Parcells — a gridiron man's man if ever there was one — disagreed with the idea special-teamers don't belong in the Hall of Fame. He also shot down the notion he'd be able to handle the way his coaching career ended better had he lost on an end-zone interception.

“It's a football play,” Parcells said of the botched field goal, “and it shows you that everything in football's important, and everything can be game-affecting.”

Special teams have become more of a science over the past 30 years. Teams used to divvy up the various units among their position coaches. Now, many teams aid their special-teams coordinator with an assistant or a kicking specialist.

“Now it's to the point where everybody's coached well,” DeHaven said. “The margin for error is a lot slimmer. You've got to work your tail off just to break even. If you're not prepared, it will beat you.”

Shifting rules

The NFL has been a special-teams antagonist. The competition committee routinely has tempered kick and coverage plays over the years.

“The rules changes over the past 20 years have been about making them go away and not be a factor,” Tasker said. “It all boils down to making those plays more antiseptic and less creative and takes away their potential impact in the game.”

To allay concerns over catastrophic injuries such as Bills tight end Kevin Everett's broken neck in 2007 and the proliferation of concussion lawsuits against the NFL, kickoffs were moved last year from the 30-yard line to the 35 to produce more touchbacks.

The NFL moved the kickoff spot back to the 30-yard line in 1994. The touchback rate dropped that year from 26.5 percent to 7 percent. It went up to 16.4 percent by 2010.

This year, 48 percent of kickoffs are touchbacks, leading many to wonder if the NFL would prefer to eliminate kickoffs eventually.

“It rounds out the game,” Lindell said. “You don't want to just start at the 25 at the beginning of the game. Then it's PE class.”

About 53 percent of all punts aren't returned, but that's mostly because punters have gotten so much better at directional and Australian-style punts, not because of rule adjustments.

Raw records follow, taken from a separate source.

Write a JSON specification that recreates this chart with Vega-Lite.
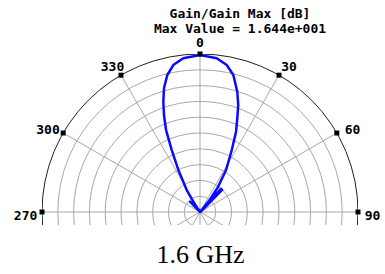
{
  "$schema": "https://vega.github.io/schema/vega-lite/v6.json",
  "width": 316,
  "height": 171,
  "autosize": {"type": "none"},
  "padding": {"left": 42, "top": 54, "right": 27, "bottom": 49},
  "background": "white",
  "config": {
    "view": {"stroke": null},
    "axisY": {"disable": true},
    "axisX": {"labels": false, "ticks": false, "domain": false, "grid": false, "titleFont": "Liberation Serif", "titleFontSize": 26, "titleFontWeight": "normal", "titleColor": "black", "titlePadding": 16}
  },
  "title": {
    "text": ["Gain/Gain Max [dB]", "Max Value = 1.644e+001"],
    "font": "DejaVu Sans Mono",
    "fontWeight": "bold",
    "fontSize": 13,
    "lineHeight": 15,
    "anchor": "middle",
    "dx": 40,
    "offset": 1,
    "color": "black"
  },
  "datasets": {
    "rings": [{"r": 1, "cx": 0, "cy": 0}, {"r": 2, "cx": 0, "cy": 0}, {"r": 3, "cx": 0, "cy": 0}, {"r": 4, "cx": 0, "cy": 0}, {"r": 5, "cx": 0, "cy": 0}, {"r": 6, "cx": 0, "cy": 0}, {"r": 7, "cx": 0, "cy": 0}, {"r": 8, "cx": 0, "cy": 0}, {"r": 9, "cx": 0, "cy": 0}],
    "outer": [{"r": 10, "cx": 0, "cy": 0}],
    "spokes": [
      {"angle": 0, "cx": 0, "cy": 0, "ex": 0, "ey": 10},
      {"angle": 30, "cx": 0, "cy": 0, "ex": 5, "ey": 8.66},
      {"angle": 60, "cx": 0, "cy": 0, "ex": 8.66, "ey": 5},
      {"angle": 90, "cx": 0, "cy": 0, "ex": 10, "ey": 0},
      {"angle": 120, "cx": 0, "cy": 0, "ex": 8.66, "ey": -5},
      {"angle": 150, "cx": 0, "cy": 0, "ex": 5, "ey": -8.66},
      {"angle": 180, "cx": 0, "cy": 0, "ex": 0, "ey": -10},
      {"angle": 210, "cx": 0, "cy": 0, "ex": -5, "ey": -8.66},
      {"angle": 240, "cx": 0, "cy": 0, "ex": -8.66, "ey": -5},
      {"angle": 270, "cx": 0, "cy": 0, "ex": -10, "ey": 0},
      {"angle": 300, "cx": 0, "cy": 0, "ex": -8.66, "ey": 5},
      {"angle": 330, "cx": 0, "cy": 0, "ex": -5, "ey": 8.66}
    ],
    "ticks": [
      {"label": "0", "mx": 0, "my": 10, "lx": 0, "ly": 10.7},
      {"label": "30", "mx": 5, "my": 8.66, "lx": 5.63, "ly": 9.18},
      {"label": "60", "mx": 8.66, "my": 5, "lx": 9.65, "ly": 5.19},
      {"label": "90", "mx": 10, "my": 0, "lx": 10.92, "ly": -0.25},
      {"label": "270", "mx": -10, "my": 0, "lx": -11.04, "ly": -0.25},
      {"label": "300", "mx": -8.66, "my": 5, "lx": -9.62, "ly": 5.19},
      {"label": "330", "mx": -5, "my": 8.66, "lx": -5.54, "ly": 9.18}
    ],
    "pattern": [
      {"i": 1, "x": 0, "y": 9.94},
      {"i": 2, "x": 1.06, "y": 9.73},
      {"i": 3, "x": 1.69, "y": 9.3},
      {"i": 4, "x": 2.11, "y": 8.67},
      {"i": 5, "x": 2.36, "y": 7.61},
      {"i": 6, "x": 2.42, "y": 6.77},
      {"i": 7, "x": 2.36, "y": 5.93},
      {"i": 8, "x": 2.28, "y": 5.08},
      {"i": 9, "x": 2.01, "y": 3.92},
      {"i": 10, "x": 1.65, "y": 2.66},
      {"i": 11, "x": 1.12, "y": 1.55},
      {"i": 12, "x": 0.6, "y": 0.74},
      {"i": 13, "x": 0, "y": 0},
      {"i": 14, "x": 1.33, "y": 1.47},
      {"i": 15, "x": 1.4, "y": 1.4},
      {"i": 16, "x": 0.05, "y": 0.02},
      {"i": 17, "x": -0.63, "y": 0.65},
      {"i": 18, "x": -0.05, "y": 0.05},
      {"i": 19, "x": -0.42, "y": 0.65},
      {"i": 20, "x": -0.84, "y": 1.39},
      {"i": 21, "x": -1.37, "y": 2.66},
      {"i": 22, "x": -1.79, "y": 3.92},
      {"i": 23, "x": -2.15, "y": 5.19},
      {"i": 24, "x": -2.28, "y": 6.14},
      {"i": 25, "x": -2.32, "y": 6.98},
      {"i": 26, "x": -2.28, "y": 7.83},
      {"i": 27, "x": -2.07, "y": 8.67},
      {"i": 28, "x": -1.69, "y": 9.3},
      {"i": 29, "x": -1.06, "y": 9.73},
      {"i": 30, "x": 0, "y": 9.94}
    ]
  },
  "layer": [
    {
      "data": {"name": "rings"},
      "mark": {"type": "arc", "filled": false, "fill": null, "stroke": "#a8a8a8", "strokeWidth": 1, "theta": 0, "theta2": 6.2832, "clip": true},
      "encoding": {
        "x": {"field": "cx", "type": "quantitative", "title": "1.6 GHz", "scale": {"domain": [-10, 10], "nice": false, "zero": false}},
        "y": {"field": "cy", "type": "quantitative", "scale": {"domain": [-0.823, 10], "nice": false, "zero": false}},
        "radius": {"field": "r", "type": "quantitative", "stack": null, "scale": {"type": "linear", "domain": [0, 10], "range": [0, 158], "zero": true, "nice": false}}
      }
    },
    {
      "data": {"name": "spokes"},
      "mark": {"type": "rule", "stroke": "#a8a8a8", "strokeWidth": 1, "clip": true},
      "encoding": {
        "x": {"field": "cx", "type": "quantitative", "title": "1.6 GHz"},
        "y": {"field": "cy", "type": "quantitative"},
        "x2": {"field": "ex"},
        "y2": {"field": "ey"}
      }
    },
    {
      "data": {"name": "outer"},
      "mark": {"type": "arc", "filled": false, "fill": null, "stroke": "#202020", "strokeWidth": 1, "theta": 0, "theta2": 6.2832, "clip": true},
      "encoding": {
        "x": {"field": "cx", "type": "quantitative", "title": "1.6 GHz"},
        "y": {"field": "cy", "type": "quantitative"},
        "radius": {"field": "r", "type": "quantitative", "stack": null, "scale": {"type": "linear", "domain": [0, 10], "range": [0, 158], "zero": true, "nice": false}}
      }
    },
    {
      "data": {"name": "pattern"},
      "mark": {"type": "line", "color": "#0a0aff", "strokeWidth": 2.5, "strokeJoin": "round", "strokeCap": "round"},
      "encoding": {
        "x": {"field": "x", "type": "quantitative", "title": "1.6 GHz"},
        "y": {"field": "y", "type": "quantitative"},
        "order": {"field": "i", "type": "quantitative"}
      }
    },
    {
      "data": {"name": "ticks"},
      "mark": {"type": "point", "shape": "square", "filled": true, "color": "black", "size": 25, "opacity": 1},
      "encoding": {
        "x": {"field": "mx", "type": "quantitative", "title": "1.6 GHz"},
        "y": {"field": "my", "type": "quantitative"}
      }
    },
    {
      "data": {"name": "ticks"},
      "mark": {"type": "text", "font": "DejaVu Sans Mono", "fontWeight": "bold", "fontSize": 13, "align": "center", "baseline": "middle", "color": "black"},
      "encoding": {
        "x": {"field": "lx", "type": "quantitative", "title": "1.6 GHz"},
        "y": {"field": "ly", "type": "quantitative"},
        "text": {"field": "label"}
      }
    }
  ]
}
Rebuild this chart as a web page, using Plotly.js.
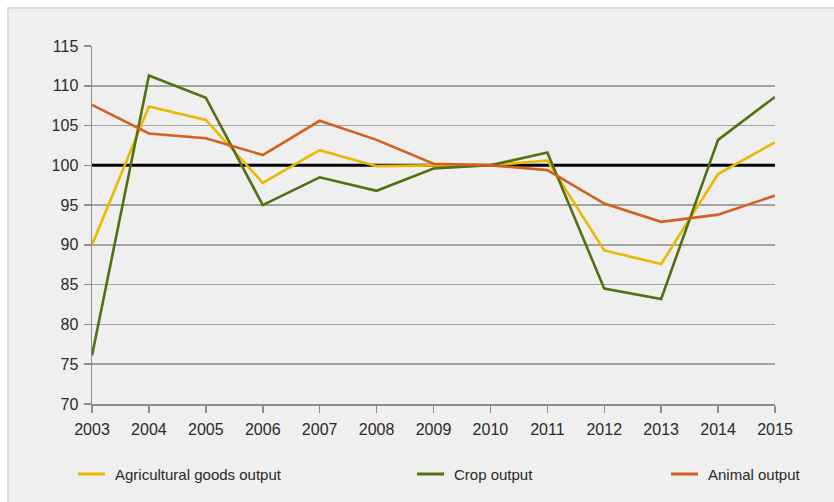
<!DOCTYPE html>
<html>
<head>
<meta charset="utf-8">
<script src="https://cdn.plot.ly/plotly-3.0.1.min.js"></script>
<style>
  html, body { margin: 0; padding: 0; background: #ffffff; }
  #panel { position: absolute; left: 7px; top: 7px; width: 829px; height: 497px;
           background: #efefef; border: 2px solid #dcdcdc; box-sizing: border-box; }
  #chart { position: absolute; left: 0; top: 0; width: 834px; height: 502px; }
</style>
</head>
<body>
<div id="panel"></div>
<div id="chart"></div>
<script>
const years = [2003, 2004, 2005, 2006, 2007, 2008, 2009, 2010, 2011, 2012, 2013, 2014, 2015];
const agricultural = [90.0, 107.4, 105.7, 97.8, 101.9, 99.9, 100.0, 100.0, 100.6, 89.3, 87.6, 98.9, 102.9];
const crop = [76.1, 111.3, 108.5, 95.0, 98.5, 96.8, 99.6, 100.0, 101.6, 84.5, 83.2, 103.2, 108.6];
const animal = [107.6, 104.0, 103.4, 101.3, 105.6, 103.2, 100.2, 100.0, 99.4, 95.2, 92.9, 93.8, 96.2];
const seriesNames = ["Agricultural goods output", "Crop output", "Animal output"];
const seriesColors = ["#e9b900", "#507012", "#d2601f"];
const baseline = 100;

const FONT = '"Liberation Sans", Arial, sans-serif';
const seriesData = [agricultural, crop, animal];

// baseline (index = 100) drawn first so the series lines sit on top of it
const baseTrace = {
  x: [years[0], years[years.length - 1]], y: [baseline, baseline],
  type: 'scatter', mode: 'lines', line: { color: '#000000', width: 3 },
  showlegend: false, hoverinfo: 'skip'
};

const traces = [baseTrace].concat(seriesData.map((vals, i) => ({
  x: years, y: vals, type: 'scatter', mode: 'lines',
  name: seriesNames[i],
  line: { color: seriesColors[i], width: 2.6 },
  showlegend: false, hoverinfo: 'x+y'
})));

// plot area geometry in px (for legend placement in paper coords)
const L = 92, R = 775, T = 46, B = 404;
const W = R - L, H = B - T;
const px = v => (v - L) / W;
const py = v => (B - v) / H;

const legendItems = [
  { lx0: 78, lx1: 105, tx: 113 },
  { lx0: 417, lx1: 444, tx: 452 },
  { lx0: 671, lx1: 698, tx: 706 }
];
const legendY = 474;

const shapes = [];
const annotations = [];
legendItems.forEach((it, i) => {
  shapes.push({
    type: 'line', xref: 'paper', yref: 'paper',
    x0: px(it.lx0), x1: px(it.lx1), y0: py(legendY), y1: py(legendY),
    line: { color: seriesColors[i], width: 3 }
  });
  annotations.push({
    xref: 'paper', yref: 'paper', x: px(it.tx), y: py(legendY),
    xanchor: 'left', yanchor: 'middle', showarrow: false,
    text: seriesNames[i], font: { family: FONT, size: 15, color: '#2a2a2a' }
  });
});

const layout = {
  width: 834, height: 502,
  margin: { l: L, r: 834 - R, t: T, b: 502 - B, pad: 0 },
  paper_bgcolor: 'rgba(0,0,0,0)',
  plot_bgcolor: 'rgba(0,0,0,0)',
  font: { family: FONT, size: 15, color: '#2a2a2a' },
  xaxis: {
    range: [2003, 2015], tickmode: 'array', tickvals: years, ticktext: years.map(String),
    showgrid: false, zeroline: false,
    showline: true, linecolor: '#8c8c8c', linewidth: 1.5,
    ticks: 'outside', ticklen: 7, tickwidth: 1.5, tickcolor: '#8c8c8c',
    ticklabelstandoff: 3,
    tickfont: { family: FONT, size: 16, color: '#2a2a2a' }
  },
  yaxis: {
    range: [70, 115], dtick: 5, tick0: 70,
    showgrid: true, gridcolor: '#a3a3a3', gridwidth: 1.5, zeroline: false,
    showline: true, linecolor: '#8c8c8c', linewidth: 1.5,
    ticks: 'outside', ticklen: 7, tickwidth: 1.5, tickcolor: '#8c8c8c',
    ticklabelstandoff: 2,
    tickfont: { family: FONT, size: 16, color: '#2a2a2a' }
  },
  shapes: shapes,
  annotations: annotations,
  showlegend: false
};

Plotly.newPlot('chart', traces, layout, { displayModeBar: false, staticPlot: true });
</script>
</body>
</html>
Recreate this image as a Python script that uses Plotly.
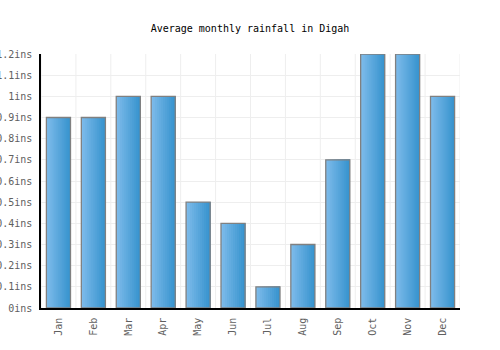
import plotly.graph_objects as go

months = ["Jan", "Feb", "Mar", "Apr", "May", "Jun", "Jul", "Aug", "Sep", "Oct", "Nov", "Dec"]
rainfall = [0.9, 0.9, 1.0, 1.0, 0.5, 0.4, 0.1, 0.3, 0.7, 1.2, 1.2, 1.0]
y_ticks = [0, 0.1, 0.2, 0.3, 0.4, 0.5, 0.6, 0.7, 0.8, 0.9, 1.0, 1.1, 1.2]
y_labels = ["0ins", "0.1ins", "0.2ins", "0.3ins", "0.4ins", "0.5ins", "0.6ins",
            "0.7ins", "0.8ins", "0.9ins", "1ins", "1.1ins", "1.2ins"]

FONT = "DejaVu Sans Mono"
bar_w = 0.69
n_slices = 12
c0 = (124, 186, 234)
c1 = (56, 148, 206)

fig = go.Figure()
x_idx = list(range(len(months)))
for i in range(n_slices):
    t = i / (n_slices - 1)
    col = "rgb(%d,%d,%d)" % tuple(round(a + (b - a) * t) for a, b in zip(c0, c1))
    start = -bar_w / 2 + i * bar_w / n_slices
    fig.add_trace(go.Bar(
        x=x_idx, y=rainfall, width=bar_w / 2 - start,
        offset=start,
        marker=dict(color=col, line=dict(width=0)),
        showlegend=False, hoverinfo="skip"))
fig.add_trace(go.Bar(
    x=x_idx, y=rainfall, width=bar_w, offset=-bar_w / 2,
    marker=dict(color="rgba(0,0,0,0)", line=dict(color="#808080", width=1.3)),
    showlegend=False))

fig.update_layout(
    barmode="overlay",
    width=500, height=350,
    margin=dict(l=41, r=40, t=54, b=42),
    paper_bgcolor="white", plot_bgcolor="white",
    title=dict(text="Average monthly rainfall in Digah", x=0.5, xanchor="center",
               y=1 - 28 / 350, yanchor="middle",
               font=dict(family=FONT, size=10, color="#000")),
    font=dict(family=FONT, size=10, color="#606060"),
    xaxis=dict(range=[-0.5, 11.5], tickmode="array", tickvals=x_idx, ticktext=months,
               tickangle=-90, showgrid=False, showline=True, linecolor="#000", linewidth=1.5,
               ticks="", ticklabelstandoff=4, zeroline=False, automargin=False),
    yaxis=dict(range=[0, 1.2], tickmode="array", tickvals=y_ticks, ticktext=y_labels,
               showgrid=True, gridcolor="#eeeeee", gridwidth=1, showline=True,
               linecolor="#000", linewidth=1.5, ticks="", zeroline=False,
               ticklabelstandoff=5, automargin=False),
)
for k in range(len(months) + 1):
    fig.add_shape(type="line", x0=k - 0.5, x1=k - 0.5, y0=0, y1=1.2,
                  xref="x", yref="y", line=dict(color="#eeeeee", width=1), layer="below")

fig.write_html("out.html")
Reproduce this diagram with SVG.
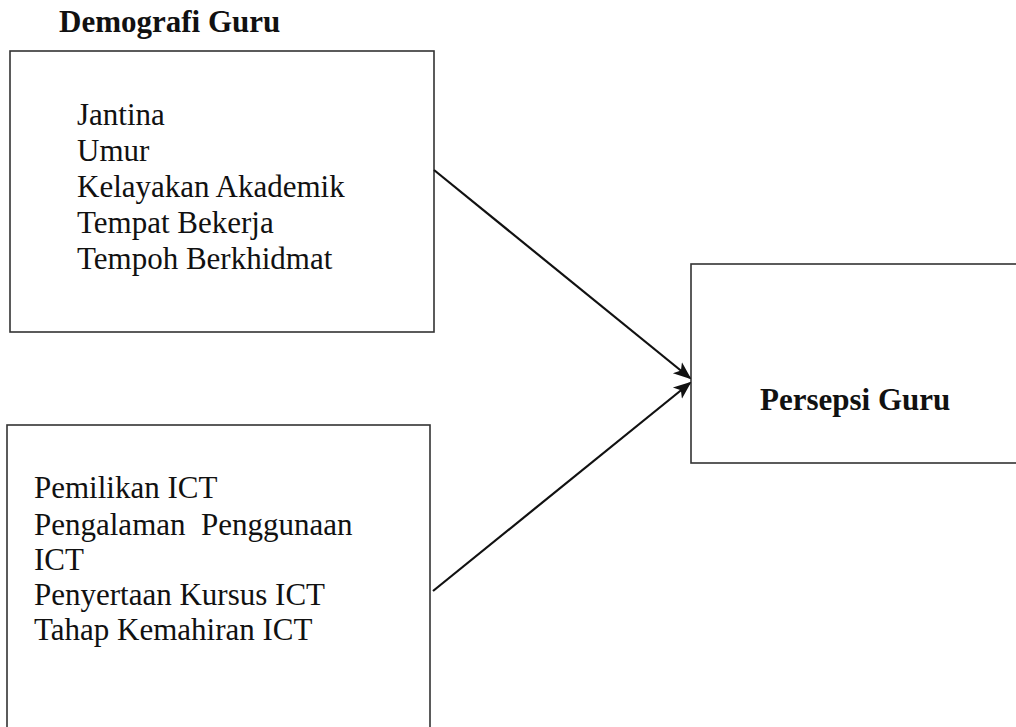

Other rules changes that have softened special teams include field goals no longer winning an overtime game on the opening possession, no three-man wedges on kickoffs, at least two players must be outside the numbers on every kickoff, gunners can't run out of bounds on punt coverage and defensive penalties on touchdown plays being assessed on the kickoff to shorten the field.

“There's no question that the punt return or the kick return is the most exciting play in football,” Tasker said, “but you've got to go through six dozen of them to get a good one.”

As for extra points, Belichick has opined they're not good for the game because they “are non-plays.” Kiick suggested moving the spot back 10 yards to create some drama. Tasker proposed forcing teams to run an offensive play for the conversion.

“The rules around the league over the last 15, 20 years have slowly eroded that special-teams ability to make a difference,” Tasker said.

“Particularly in this day and age, when you see what looks like a great play on special teams it's because somebody on the other side has made an enormous or stupid mistake. That's the atmosphere in the league right now.”